Sample Compatibility & Compliance
The TEROS 21 is validated for use in mineral soils, volcanic ash, peat, and structured agricultural substrates—including saline and sodic profiles where electrical conductivity exceeds 10 dS/m. Its ceramic matrix exhibits negligible sensitivity to ionic strength variation, eliminating systematic bias in coastal, irrigated, or reclaimed soils. The sensor complies with ISO 9001:2015 quality management requirements and bears CE marking per ISO/IEC 17050:2010. While not inherently GLP/GMP-certified, its stable calibration history, audit-ready output metadata (including timestamp, raw RH%, temperature, and diagnostic flags), and compatibility with 21 CFR Part 11–enabled logging platforms (e.g., ZL6 with secure user authentication and electronic signature) support regulated environmental monitoring workflows.
Software & Data Management
Data acquisition requires an external SDI-12 or DDI-compatible logger (e.g., METER ZL6, Campbell CR6, or Onset HOBO RX3000). The TEROS 21 outputs discrete numeric values for water potential (kPa) and temperature (°C) as ASCII strings per command cycle. When paired with the ZL6 system, measurements are automatically time-stamped, stored with CRC error-checking, and accessible remotely via cellular or LoRaWAN telemetry. Raw data exports adhere to CF Standard Names (e.g., “soil_water_potential” and “soil_temperature”) and can be ingested into MATLAB, Python (via PySDI12), R (sdi12 package), or commercial platforms such as Aqua4D or CropX. No proprietary software installation is required—configuration occurs via simple ASCII commands over UART or SDI-12 bus.
Applications
- Long-term eddy covariance and lysimeter studies requiring continuous ψ–θ coupling
- Irrigation scheduling in viticulture, orchards, and precision row crops
- Root zone drought stress phenotyping in controlled-environment growth chambers and field trials
- Soil hydraulic property estimation (e.g., van Genuchten α and n parameters) via inverse modeling
- Validation of satellite-derived soil moisture products (e.g., SMAP, Sentinel-1) at in situ scales
- Ecological research on plant–soil–atmosphere continuum dynamics in arid and semi-arid ecosystems
FAQ
Does the TEROS 21 require field recalibration?

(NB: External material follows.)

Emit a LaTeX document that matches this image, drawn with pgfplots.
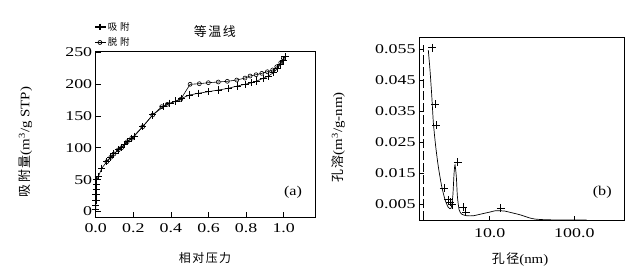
\documentclass[border=0pt]{standalone}
\usepackage{fontspec}
\usepackage{graphicx}
\usepackage{pgfplots}
\pgfplotsset{compat=1.18}
\setmainfont{Liberation Serif}
\newfontfamily\cjk[LetterSpace=12]{Noto Sans CJK SC}
\newfontfamily\cjkwide[LetterSpace=30]{Noto Sans CJK SC}
\newcommand\tl[1]{\mbox{\scalebox{1.33}[1]{#1}}}
\begin{document}
\begin{tikzpicture}
\useasboundingbox (0,0) rectangle (641bp,280bp);
\pgfplotsset{
  every axis/.append style={
    scale only axis,
    axis line style={line width=0.8pt},
    tick align=inside, tick pos=left,
    major tick length=5bp,
    tick style={line width=0.6pt, black},
    tick label style={font=\fontsize{13.5}{15}\selectfont},
    /pgf/number format/assume math mode=true,
    scaled ticks=false,
  }
}
% ---------------- (a) isotherm ----------------
\begin{axis}[
  at={(95.7bp,63bp)}, anchor=south west,
  width=220bp, height=166bp,
  xmin=0, xmax=1.17, ymin=-8.5, ymax=251.7,
  xtick={0,0.2,0.4,0.6,0.8,1.0},
  xticklabels={\tl{0.0},\tl{0.2},\tl{0.4},\tl{0.6},\tl{0.8},\tl{1.0}},
  xticklabel style={yshift=-3bp},
  ytick={0,50,100,150,200,250},
  yticklabels={\tl{0},\tl{50},\tl{100},\tl{150},\tl{200},\tl{250}},
  xlabel={{\cjk 相对压力}},
  xlabel style={font=\fontsize{12}{14}\selectfont, at={(axis description cs:0.497,-0.247)}, anchor=center},
  ylabel={{\cjk 吸附量}\scalebox{1.15}[1]{(m\textsuperscript{3}/g STP)}},
  ylabel style={font=\fontsize{13}{15}\selectfont, at={(axis description cs:-0.32,0.452)}, anchor=center},
  title={{\cjk 等温线}},
  title style={font=\fontsize{13}{15}\selectfont, at={(axis description cs:0.542,1.08)}, anchor=center},
  legend style={at={(axis description cs:-0.005,1.18)}, anchor=north west, draw=none, fill=none,
    font=\fontsize{9.5}{11}\selectfont\cjkwide, row sep=4bp, inner sep=0pt, nodes={inner sep=1bp}},
  legend cell align=left,
  legend image code/.code={\path (0,0) -- (0.38cm,0); \draw[#1] plot coordinates {(0.16cm,0cm)};},
]
\addlegendimage{only marks, mark=+, mark size=3.3bp, line width=1.2pt}
\addlegendentry{吸附}
\addlegendimage{only marks, mark=o, mark size=2bp, line width=0.7pt}
\addlegendentry{脱附}
\addplot[forget plot, black, line width=0.6pt, mark=o, mark size=2bp, mark options={line width=0.6pt}] coordinates {
(0.998,240.2)(0.984,233.3)(0.963,227)(0.941,221.9)(0.913,219.2)(0.883,216.7)(0.853,214.5)
(0.821,212.5)(0.794,209.3)(0.750,206.2)(0.700,204.2)(0.652,203.1)(0.599,202)(0.551,200.4)
(0.502,199.5)(0.452,176)(0.381,168.1)(0.351,164.4)(0.303,151.4)(0.25,133)(0.191,114.9)
(0.168,109.5)(0.138,100.1)(0.12,96.6)(0.097,90.3)(0.08,85.1)(0.059,78.2)
};
\addplot[forget plot, black, line width=0.6pt, mark=+, mark size=3.6bp, mark options={line width=1pt}] coordinates {
(0.001,3)(0.001,10)(0.002,18)(0.002,26)(0.003,34)(0.004,42)(0.005,50)(0.014,54.7)
(0.032,67.8)(0.059,78.2)(0.080,85.1)(0.097,90.3)(0.120,96.6)(0.138,100.1)(0.153,105)
(0.168,109.5)(0.191,114.9)(0.205,118)(0.25,133)(0.303,151.4)(0.360,164.4)(0.395,169.7)
(0.427,173.3)(0.457,177.5)(0.498,182.7)(0.546,185.4)(0.599,187.9)(0.652,190.5)(0.705,193.2)
(0.753,196.8)(0.794,199.5)(0.830,202)(0.856,204.6)(0.891,208.9)(0.918,212.5)(0.945,217.6)
(0.966,224.5)(0.984,231.3)(0.998,237.5)(1.007,242.7)
};
\node[font=\fontsize{13.5}{15}\selectfont] at (rel axis cs:0.897,0.146) {\scalebox{1.2}[1]{(a)}};
\end{axis}
% ---------------- (b) pore size distribution ----------------
\begin{axis}[
  at={(419bp,59.3bp)}, anchor=south west,
  width=205bp, height=183.4bp,
  xmode=log, xmin=1.46, xmax=386, ymin=-0.0002, ymax=0.0589,
  xtick={10,100}, xticklabels={\tl{10.0},\tl{100.0}},
  xminorticks=false,
  xticklabel style={yshift=-4bp},
  ytick={0.005,0.015,0.025,0.035,0.045,0.055},
  yticklabels={\tl{0.005},\tl{0.015},\tl{0.025},\tl{0.035},\tl{0.045},\tl{0.055}},
  xlabel={{\cjk 孔径}\scalebox{1.15}[1]{(nm)}},
  xlabel style={font=\fontsize{13}{15}\selectfont, at={(axis description cs:0.493,-0.214)}, anchor=center},
  ylabel={{\cjk 孔溶}\scalebox{1.15}[1]{(m\textsuperscript{3}/g-nm)}},
  ylabel style={font=\fontsize{13}{15}\selectfont, at={(axis description cs:-0.395,0.454)}, anchor=center},
]
\addplot[black, line width=0.6pt, dash pattern=on 9bp off 3bp] coordinates {(1.62,0) (1.62,0.0565)};
\addplot[black, line width=0.7pt, smooth, tension=0.4] coordinates {
(1.88,0.0548)(1.97,0.0483)(2.07,0.0397)(2.16,0.0312)(2.30,0.0237)(2.47,0.0172)(2.71,0.0108)
(2.97,0.0065)(3.24,0.0041)(3.49,0.0038)(3.66,0.0076)(3.79,0.0151)(3.89,0.0178)(4.03,0.0140)
(4.15,0.0076)(4.35,0.0033)(4.67,0.0019)(5.35,0.0014)(6.40,0.0014)(8.05,0.0020)(10.1,0.0026)
(11.6,0.0030)(13.5,0.0030)(15.1,0.0029)(18,0.0024)(22.8,0.0017)(29.9,0.00066)(35,0.0003)
(47,0.0001)(80,0.00002)(140,0.0)
};
\addplot[black, only marks, mark=+, mark size=4bp, mark options={line width=0.9pt}] coordinates {
(2.08,0.0555)(2.28,0.0374)(2.34,0.0305)(2.88,0.0103)(3.22,0.0065)(3.43,0.0058)(3.61,0.005)
(4.19,0.0186)(4.84,0.0041)(5.21,0.0025)(13.5,0.0038)
};
\node[font=\fontsize{13.5}{15}\selectfont] at (rel axis cs:0.894,0.153) {\scalebox{1.2}[1]{(b)}};
\end{axis}
\end{tikzpicture}
\end{document}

No. The sintered silica ceramic matrix exhibits no measurable drift over time; factory calibration remains valid for the sensor’s operational lifetime under normal environmental exposure.
Can it measure water potential below 0 °C?
Water potential readings below 0 °C are physically meaningful only if unfrozen water is present; however, accuracy degrades below freezing due to ice formation in pores. For cryogenic applications, supplemental dielectric or neutron probe data is recommended.
Is cable length extension supported?
Yes—standard 5 m cables may be extended up to 75 m using shielded, twisted-pair 22 AWG cable with proper grounding to maintain SDI-12 signal integrity.
How does it compare to traditional tensiometers?
Tensiometers fail above –85 kPa due to cavitation; the TEROS 21 maintains accuracy across the entire range, including dry, low-water-activity regimes where root water uptake ceases.
What power supply specifications must the data logger meet?
The sensor operates on 3.6–15 VDC, draws ≤16 mA during measurement (≤0.03 mA in standby), and requires logic-level voltage compliance: high ≥2.8 V, low ≤0.8 V.